The exercise
Below is a listing to transcribe in full and exactly; keep the pictures out.

━━━━━━━━━━━━━━━━━━━━━━━━━━━━━━

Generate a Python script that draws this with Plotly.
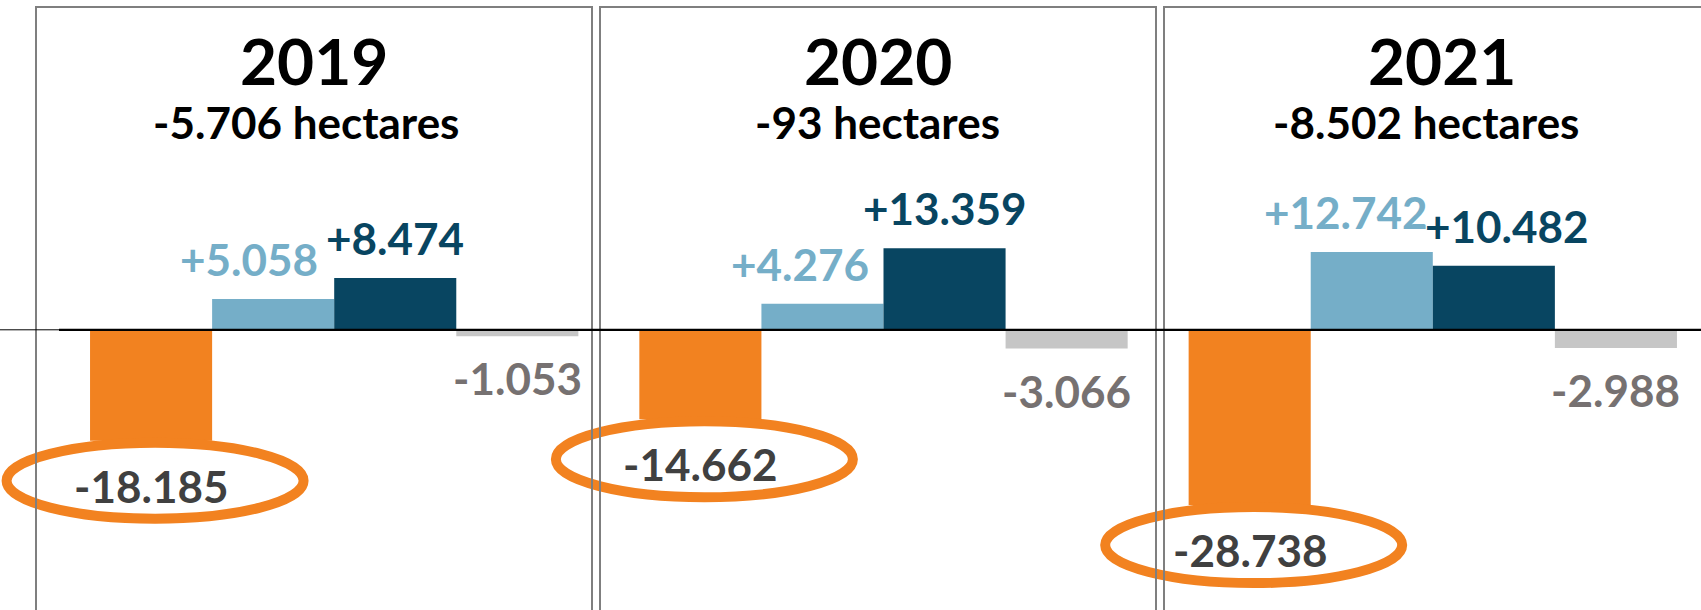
import plotly.graph_objects as go

# ------------------------------------------------------------
# data
# ------------------------------------------------------------
years = ["2019", "2020", "2021"]
perdida = [-18185, -14662, -28738]
ganancia_clara = [5058, 4276, 12742]
ganancia_oscura = [8474, 13359, 10482]
otros = [-1053, -3066, -2988]

series = [perdida, ganancia_clara, ganancia_oscura, otros]
bar_colors = ["#F28220", "#75AEC8", "#084561", "#C6C6C6"]
label_colors = ["#404040", "#75AEC8", "#084561", "#767171"]

# ------------------------------------------------------------
# layout constants (pixels)
# ------------------------------------------------------------
W, H = 1701, 610
PX_PER_CAT = 549.3
FIRST_CENTER = 334.2
ZERO_PX = 329.8
PX_PER_UNIT = 0.0061
BARGAP = 0.111
BW = (1 - BARGAP) / 4
FONT = "Lato"


def fmt(v, sign=True):
    s = f"{v:+,}" if sign else f"{v:,}"
    return s.replace(",", ".")


fig = go.Figure()
for vals, col in zip(series, bar_colors):
    fig.add_trace(go.Bar(
        x=years,
        y=vals,
        marker=dict(color=col, line=dict(width=0)),
        hoverinfo="skip",
    ))

annotations = []
shapes = []

# bar value labels
xshift_fix = {(1, 0): -24, (1, 1): -22, (1, 2): -26, (2, 2): 13}
for k, vals in enumerate(series):
    for i, v in enumerate(vals):
        xc = i + (k - 1.5) * BW
        if k == 0:
            ys = -45
        elif v > 0:
            ys = 40
        else:
            ys = -42
        annotations.append(dict(
            x=xc, y=v, xref="x", yref="y",
            text=fmt(v), showarrow=False,
            xanchor="center", yanchor="middle",
            xshift=xshift_fix.get((k, i), 0), yshift=ys,
            font=dict(family=FONT, size=44, color=label_colors[k], weight="bold"),
        ))

# highlight ellipses around the orange values
for i, v in enumerate(perdida):
    shapes.append(dict(
        type="circle", xref="x", yref="y",
        xsizemode="pixel", ysizemode="pixel",
        xanchor=i - 1.5 * BW, yanchor=v,
        x0=-144.5, x1=152.5, y0=-78, y1=-2,
        line=dict(color="#F28220", width=10),
        layer="above",
    ))

# panel boxes + titles
sub_shift = [-8, -1, -16]
for i, yr in enumerate(years):
    left = 36 + 564 * i
    right = left + 556
    shapes.append(dict(
        type="rect", xref="paper", yref="paper",
        x0=left / W, x1=right / W, y0=-0.1, y1=1 - 7 / H,
        line=dict(color="#7F7F7F", width=2),
        layer="above",
    ))
    cx = (left + right) / 2 / W
    annotations.append(dict(
        x=cx, y=1 - 60.5 / H, xref="paper", yref="paper",
        text=yr, showarrow=False, xanchor="center", yanchor="middle",
        font=dict(family=FONT, size=64, color="black", weight="bold"),
    ))
    total = perdida[i] + ganancia_clara[i] + ganancia_oscura[i] + otros[i]
    annotations.append(dict(
        x=cx, y=1 - 122.5 / H, xref="paper", yref="paper",
        text=f"{fmt(total, sign=False)} hectares", showarrow=False,
        xanchor="center", yanchor="middle", xshift=sub_shift[i],
        font=dict(family=FONT, size=44, color="black", weight="bold"),
    ))

# zero line
shapes.append(dict(type="line", xref="paper", yref="y", x0=0, x1=1, y0=0, y1=0,
                   line=dict(color="black", width=1), layer="above"))
shapes.append(dict(type="line", xref="paper", yref="y", x0=59 / W, x1=1, y0=0, y1=0,
                   line=dict(color="black", width=2.2), layer="above"))

fig.update_layout(
    width=W,
    height=H,
    margin=dict(l=0, r=0, t=0, b=0),
    paper_bgcolor="white",
    plot_bgcolor="white",
    barmode="group",
    bargap=BARGAP,
    bargroupgap=0,
    showlegend=False,
    annotations=annotations,
    shapes=shapes,
    xaxis=dict(
        type="category",
        range=[-FIRST_CENTER / PX_PER_CAT, (W - FIRST_CENTER) / PX_PER_CAT],
        showticklabels=False, showgrid=False, zeroline=False, showline=False,
        fixedrange=True,
    ),
    yaxis=dict(
        range=[-(H - ZERO_PX) / PX_PER_UNIT, ZERO_PX / PX_PER_UNIT],
        showticklabels=False, showgrid=False, zeroline=False, showline=False,
        fixedrange=True,
    ),
)

# page has a default 8px body margin; drop it so the chart sits at 0,0
fig.write_html(
    "out.html",
    config={"displayModeBar": False},
    post_script="document.body.style.margin='0';document.body.style.overflow='hidden';",
)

━━━━━━━━━━━━━━━━━━━━━━━━━━━━━━

Task result
Generate a Python script that draws this with Plotly.
import plotly.graph_objects as go

# ------------------------------------------------------------
# data
# ------------------------------------------------------------
years = ["2019", "2020", "2021"]
perdida = [-18185, -14662, -28738]
ganancia_clara = [5058, 4276, 12742]
ganancia_oscura = [8474, 13359, 10482]
otros = [-1053, -3066, -2988]

series = [perdida, ganancia_clara, ganancia_oscura, otros]
bar_colors = ["#F28220", "#75AEC8", "#084561", "#C6C6C6"]
label_colors = ["#404040", "#75AEC8", "#084561", "#767171"]

# ------------------------------------------------------------
# layout constants (pixels)
# ------------------------------------------------------------
W, H = 1701, 610
PX_PER_CAT = 549.3
FIRST_CENTER = 334.2
ZERO_PX = 329.8
PX_PER_UNIT = 0.0061
BARGAP = 0.111
BW = (1 - BARGAP) / 4
FONT = "Lato"


def fmt(v, sign=True):
    s = f"{v:+,}" if sign else f"{v:,}"
    return s.replace(",", ".")


fig = go.Figure()
for vals, col in zip(series, bar_colors):
    fig.add_trace(go.Bar(
        x=years,
        y=vals,
        marker=dict(color=col, line=dict(width=0)),
        hoverinfo="skip",
    ))

annotations = []
shapes = []

# bar value labels
xshift_fix = {(1, 0): -24, (1, 1): -22, (1, 2): -26, (2, 2): 13}
for k, vals in enumerate(series):
    for i, v in enumerate(vals):
        xc = i + (k - 1.5) * BW
        if k == 0:
            ys = -45
        elif v > 0:
            ys = 40
        else:
            ys = -42
        annotations.append(dict(
            x=xc, y=v, xref="x", yref="y",
            text=fmt(v), showarrow=False,
            xanchor="center", yanchor="middle",
            xshift=xshift_fix.get((k, i), 0), yshift=ys,
            font=dict(family=FONT, size=44, color=label_colors[k], weight="bold"),
        ))

# highlight ellipses around the orange values
for i, v in enumerate(perdida):
    shapes.append(dict(
        type="circle", xref="x", yref="y",
        xsizemode="pixel", ysizemode="pixel",
        xanchor=i - 1.5 * BW, yanchor=v,
        x0=-144.5, x1=152.5, y0=-78, y1=-2,
        line=dict(color="#F28220", width=10),
        layer="above",
    ))

# panel boxes + titles
sub_shift = [-8, -1, -16]
for i, yr in enumerate(years):
    left = 36 + 564 * i
    right = left + 556
    shapes.append(dict(
        type="rect", xref="paper", yref="paper",
        x0=left / W, x1=right / W, y0=-0.1, y1=1 - 7 / H,
        line=dict(color="#7F7F7F", width=2),
        layer="above",
    ))
    cx = (left + right) / 2 / W
    annotations.append(dict(
        x=cx, y=1 - 60.5 / H, xref="paper", yref="paper",
        text=yr, showarrow=False, xanchor="center", yanchor="middle",
        font=dict(family=FONT, size=64, color="black", weight="bold"),
    ))
    total = perdida[i] + ganancia_clara[i] + ganancia_oscura[i] + otros[i]
    annotations.append(dict(
        x=cx, y=1 - 122.5 / H, xref="paper", yref="paper",
        text=f"{fmt(total, sign=False)} hectares", showarrow=False,
        xanchor="center", yanchor="middle", xshift=sub_shift[i],
        font=dict(family=FONT, size=44, color="black", weight="bold"),
    ))

# zero line
shapes.append(dict(type="line", xref="paper", yref="y", x0=0, x1=1, y0=0, y1=0,
                   line=dict(color="black", width=1), layer="above"))
shapes.append(dict(type="line", xref="paper", yref="y", x0=59 / W, x1=1, y0=0, y1=0,
                   line=dict(color="black", width=2.2), layer="above"))

fig.update_layout(
    width=W,
    height=H,
    margin=dict(l=0, r=0, t=0, b=0),
    paper_bgcolor="white",
    plot_bgcolor="white",
    barmode="group",
    bargap=BARGAP,
    bargroupgap=0,
    showlegend=False,
    annotations=annotations,
    shapes=shapes,
    xaxis=dict(
        type="category",
        range=[-FIRST_CENTER / PX_PER_CAT, (W - FIRST_CENTER) / PX_PER_CAT],
        showticklabels=False, showgrid=False, zeroline=False, showline=False,
        fixedrange=True,
    ),
    yaxis=dict(
        range=[-(H - ZERO_PX) / PX_PER_UNIT, ZERO_PX / PX_PER_UNIT],
        showticklabels=False, showgrid=False, zeroline=False, showline=False,
        fixedrange=True,
    ),
)

# page has a default 8px body margin; drop it so the chart sits at 0,0
fig.write_html(
    "out.html",
    config={"displayModeBar": False},
    post_script="document.body.style.margin='0';document.body.style.overflow='hidden';",
)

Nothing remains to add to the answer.